I tend to prefer traditional wine stabilizing methods—whether using kits or grapes. My white wines are racked three times and bottled between 6 and 9 months, except for “reserves” which undergo longer aging on lees or oak chips. My reds are racked 4 times or more, and are bottled at 9-12 months, for kits and lighter-bodied reds from grapes, or 12-18 months for heavier and reserve reds. I do not have to stir vigorously to purge the gas—time and racking takes care of that. I don’t add sorbate because my wines are naturally stable before they are bottled.

Wine Kit Review

I have recently had the pleasure of tasting examples of Winexpert (formerly Brew King) Selection International Italian Montepulciano made by various winemaker friends. One of the most famous wines of Italy is called Vino Nobile de Montepulciano. It is a big, powerful wine meant for aging, and it is made from a specific clone of Tuscany’s most important grape, the Sangiovese, the same grape that makes Brunello de Montelcino and Chianti. Now for the confusing part! Other areas in Italy—especially the east-central and southeastern provinces—produce a fair amount of wine from a completely different grape, called the Montepulciano grape. This wine is called “Montepulciano.” In some cases a place name is appended, as in the rightly well-known wine, Montepulciano d’Abruzzo. Since both the grape and the locations are different from those that produce Vino Nobile de Montepulciano, the resulting wines are also quite different. Winexpert’s kit is from the Montepulciano grape.

Italian Montepulciano is a mellow, spicy wine, usually with low to moderate tannins. It’s a relatively easy-drinking wine, but certainly one more serious than a simple quaffer or picnic wine.
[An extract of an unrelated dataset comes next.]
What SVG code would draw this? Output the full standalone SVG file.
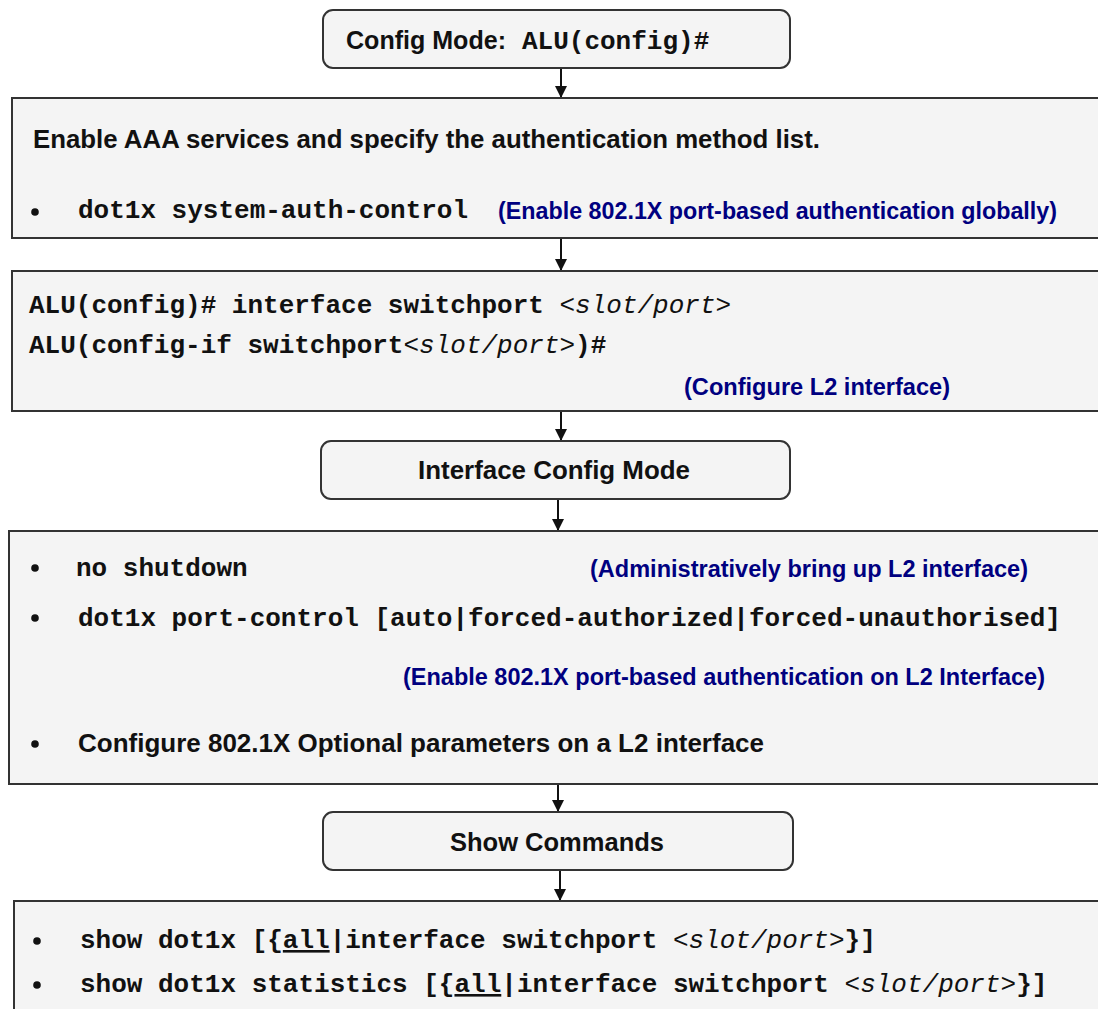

The Winexpert kit makes a true-to-type Montepulciano. The examples I have tasted have been made by folks who pretty much followed the kits directions without modification, and the results are delicious. If you’re looking for a wine that is not inky dark, full of oak and tannin, and can be enjoyed while young and fresh, you’ll enjoy this one. There’s a very nice balance here of spice, fruit and acid. It’s a real winner.